We know the US economy is bad right now. Millions of people have lost their jobs, and millions more will. Estimates for how much unemployment is expected to spike and GDP will fall are staggering. Production and spending across much of the country have been brought to an abrupt halt.
It’s natural to want to see a light at the end of the tunnel, obviously in terms of the health crisis caused by coronavirus but also for the economy. And there will be one — eventually.
“The very best case scenario is we rapidly bounce back and we get close to something where we were before. Personally, I think that’s highly unlikely. The shock from the virus is going to trigger a broader economy-wide recession,” said Jesse Edgerton, an economist at JPMorgan. “That’s a really harsh reality.”
The question of when and how the economy gets better largely hinges on our ability to get the virus itself under control. Despite calls from some Republican lawmakers to get back to business before that happens and even some speculation about reopening the economy early from the president, it’s not a realistic scenario — people aren’t going to be falling over themselves to go out to restaurants and pack into movie theaters as a deadly virus spreads, or as they or their loved ones get sick.
At some point — and we don’t know exactly when — the economy will bounce back, at least partially. When it does, that new normal will be different. Many Americans may be worse off than they were before, some people may still be afraid to resume their lives as they once lived them, and many businesses may have permanently closed.
“There will likely be some permanent damage inflicted on the economy,” says Greg Daco, chief US economist at Oxford Economics. “What this shock is doing is exacerbating preexisting inequality issues across the country. The individuals who have been hit the hardest are the individuals who were in the most precarious position to start with.”
Economists say it could be anywhere from 2021 to 2031 before the economy returns to something like the pre-coronavirus “normal.” But it will never be entirely the same.
“We’ve never seen anything like this before, so we’re speculating along with everyone else,” Edgerton said.
What the economic recovery will look like: contraction, a partial bounceback, and the long slog
The first prerequisite for economic recovery will be a public health solution: widespread testing, tracing of possible infections, antibody testing for immunity, adequate supplies for the health care system, and so on. The coronavirus outbreak will need to be firmly under control before the economy can resume anything approaching normalcy, and we just don’t know yet when the public health breakthrough will happen.

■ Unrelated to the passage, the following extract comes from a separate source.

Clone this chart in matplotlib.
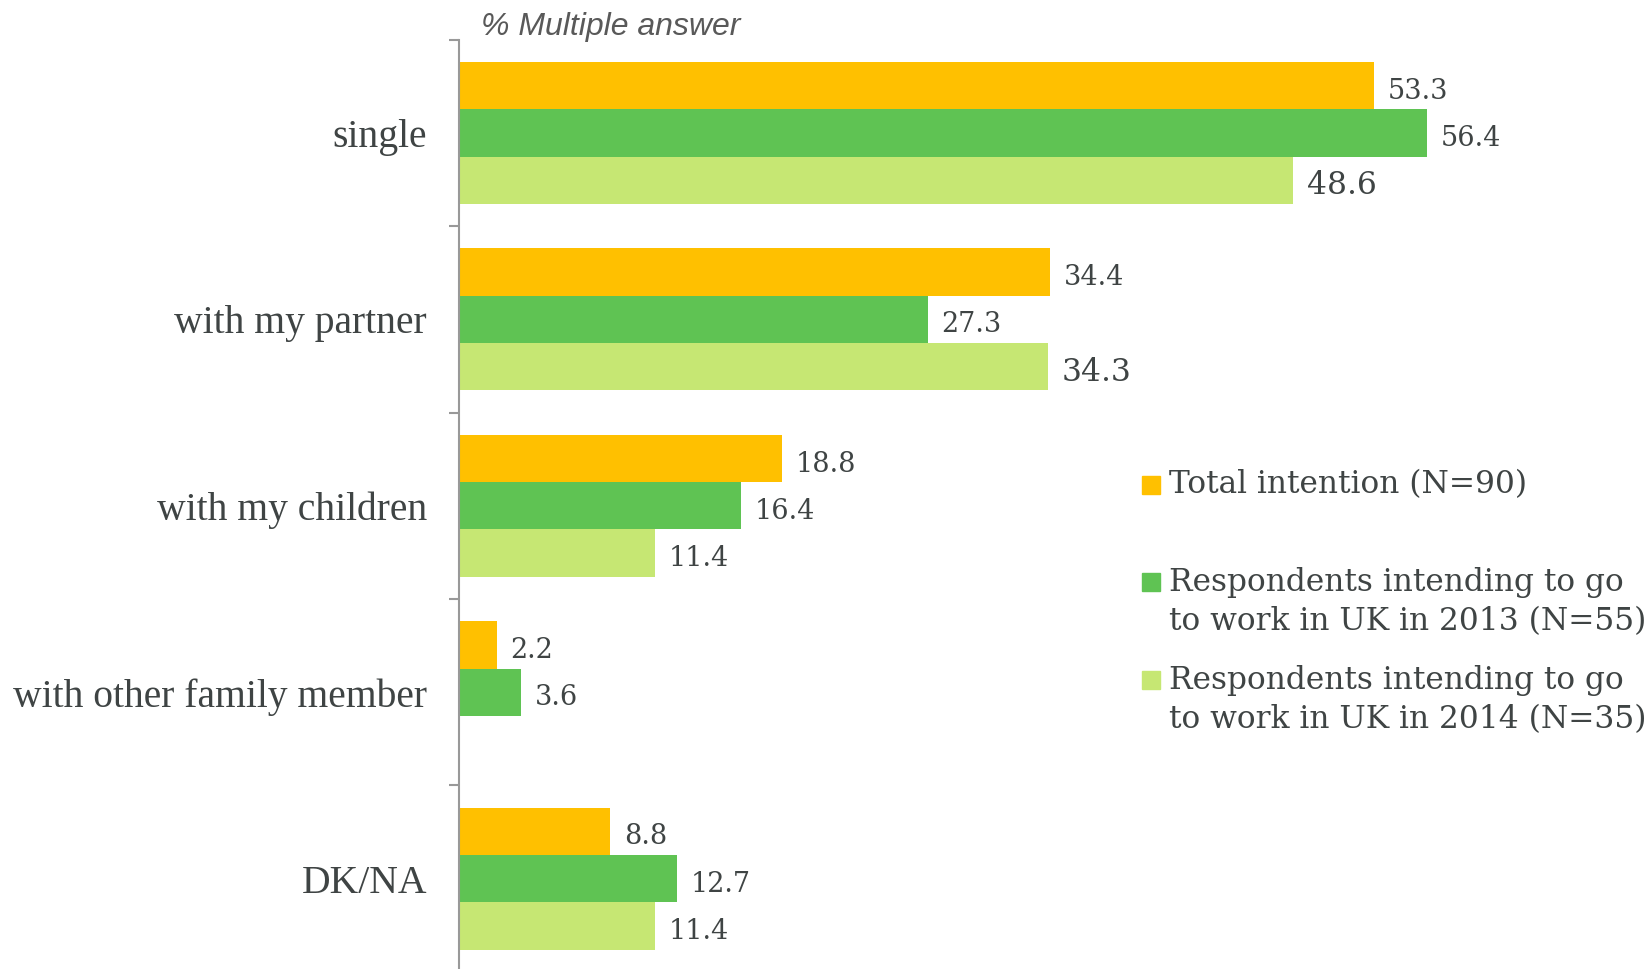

Consumers need confidence participating in the economy won’t get them or their loved ones sick before they will revert to their typical economic activity.
“The longer these issues linger in the form of people not having confidence in returning to their daily activities,” Daco said, “the more severe these dislocations will be.”
But once that has been achieved, the problems and solutions we are dealing with will become more recognizably economic. Jason Furman, a former top economist for President Barack Obama who is now at Harvard, told Vox the economic fallout and recovery will likely have three stages:
- Contraction: That’s what Americans are experiencing right now, with millions of people losing their jobs while business investment and consumer spending fall off precipitously
- A partial bounceback: Once society starts to reopen, there will be a lot of hiring and spending and investment to ignite the recovery, but that is unlikely to bring the economy all the way back to where it was in January 2020
- The long slog: After the initial but incomplete improvement, it may take a long time for unemployment and wages to return to levels similar to the pre-coronavirus economy
The timeline for the second and third steps is difficult to know. The recovery is likely to look robust at first; Furman suggested we could see some of the most impressive job gains (one million or more in a month) and GDP growth numbers ever. Parts of the economy should be able to snap back to something approximating their pre-crisis state.
And such a quick recovery could be self-reinforcing, at least up to a point.